My main area of interest is the aesthetic history of Chinese-language cinema, with dual emphasis on its interaction with international film styles on the one hand and with Chinese visual and performing arts on the other. Genre has been my favored means of intervention as a theoretically charged notion and as a rich set of historically specific practices across media and cultural boundaries. My first book (in Chinese, 2000), Between Seeing and Being Seen: A Cultural History of Chinese Silent Cinema, is one of the firsts to rewrite early Chinese film history from both transnational and art historical perspectives, focusing on Shanghai cinema’s gravitation toward melodrama during the silent era. My second book, The Comic Avant-garde: A Forgotten History of Chinese Cinema and Interwar Modernism (forthcoming 2017), excavates Chinese filmmakers’ avant-garde practices through the genre of comedy during the interwar period. This discovery of a comic avant-garde within Chinese leftist cinema between 1934-1937 crystallizes a local utopian discourse on modern mass entertainment developed since the 1920s, as well as the changing manifestation of the international cinematic avant-garde in the 1930s. At present, I’m engaged in two research projects: the first one considers the aesthetic legacy of the genre experiments conducted by a group of Chinese filmmakers that I call the “Peking opera generation,” whose careers bridged the 1949 divide; the second project charts the convergence of play forms in contemporary Chinese art cinema, including ritual performances, youth culture, and, not least, genre-mixing games.

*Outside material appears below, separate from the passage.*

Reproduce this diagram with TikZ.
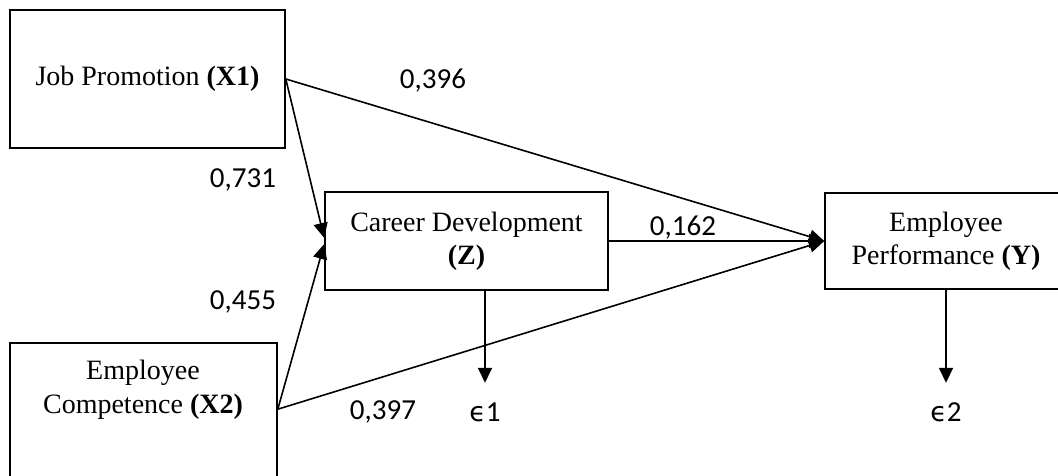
\documentclass[tikz,border=0pt]{standalone}
\usepackage{fontspec}
\setmainfont{Liberation Serif}
\newfontfamily\lblfont{Carlito}
\newfontfamily\epsfont{DejaVu Sans}
\usetikzlibrary{arrows.meta}
\begin{document}
\begin{tikzpicture}[x=1pt,y=-1pt,
  box/.style={draw,line width=1.6pt,inner sep=0pt,align=center,
    font=\fontsize{28}{33}\selectfont},
  txt/.style={inner sep=0pt,align=center,font=\fontsize{28}{34}\selectfont},
  lbl/.style={inner sep=0pt,font=\lblfont\fontsize{29}{33}\selectfont},
  err/.style={inner sep=0pt,anchor=base,text height=17pt,text depth=0pt,
    font=\lblfont\fontsize{29}{33}\selectfont},
  arr/.style={line width=1.6pt,-{Triangle[length=15pt,width=14pt]}}]
\clip (0,0) rectangle (1058,476);
\node[box,minimum width=275pt,minimum height=138pt] (x1) at (147.5,79) {Job Promotion \textbf{(X1)}};
\node[box,minimum width=283pt,minimum height=98pt] (z) at (466.5,241) {Career Development\\\textbf{(Z)}};
\node[box,minimum width=242pt,minimum height=96pt] (y) at (946,241) {Employee\\Performance \textbf{(Y)}};
\node[box,minimum width=267pt,minimum height=160pt] (x2) at (143.5,423) {};
\node[txt] (x2t) at (143,390) {Employee\\Competence \textbf{(X2)}};
\node[err] (e1) at (485,421) {{\epsfont\fontsize{27}{30}\selectfont ϵ}1};
\node[err] (e2) at (946,421) {{\epsfont\fontsize{27}{30}\selectfont ϵ}2};
\coordinate (x2o) at ([yshift=-67pt]x2.north east);
\coordinate (x1o) at (x1.east);
\draw[arr] (x1o) -- ([yshift=3pt]z.west);
\draw[arr] (x2o) -- ([yshift=-3pt]z.west);
\draw[arr] (x1o) -- (y.west);
\draw[arr] (z.east) -- (y.west);
\draw[arr] (x2o) -- (y.west);
\draw[arr] (z.south -| e1.north) -- ([yshift=21pt]e1.north);
\draw[arr] (y.south) -- ([yshift=21pt]e2.north);
\node[lbl] (l1) at (433,81) {0,396};
\node[lbl] (l2) at (243,180) {0,731};
\node[lbl] (l3) at (243,302) {0,455};
\node[lbl] (l4) at (383,412) {0,397};
\node[lbl] (l5) at (683,228) {0,162};
\end{tikzpicture}
\end{document}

In June 2012, I co-organized (with Paola Iovene and Judith Zeitlin) an international conference, “Chinese Opera Film: At the Intersection of Theater, Cinema, and Politics,” held at the University of Chicago Center in Beijing. I also curated a “Chinese Opera Film Series” at the University of Chicago’s Film Studies Center that ran from March to May in 2014, in conjunction with the exhibition, Performing Images: Opera in Chinese Visual Culture (co-curated by Judith Zeitlin and Yuhang Li) at the University of Chicago’s Smart Museum of Art. I’m currently in the process of co-editing with Jonathan Rosenbaum a special issue of the Journal of Chinese Cinemas, showcasing a range of recent work on Chinese film comedy, scheduled for publication in 2018.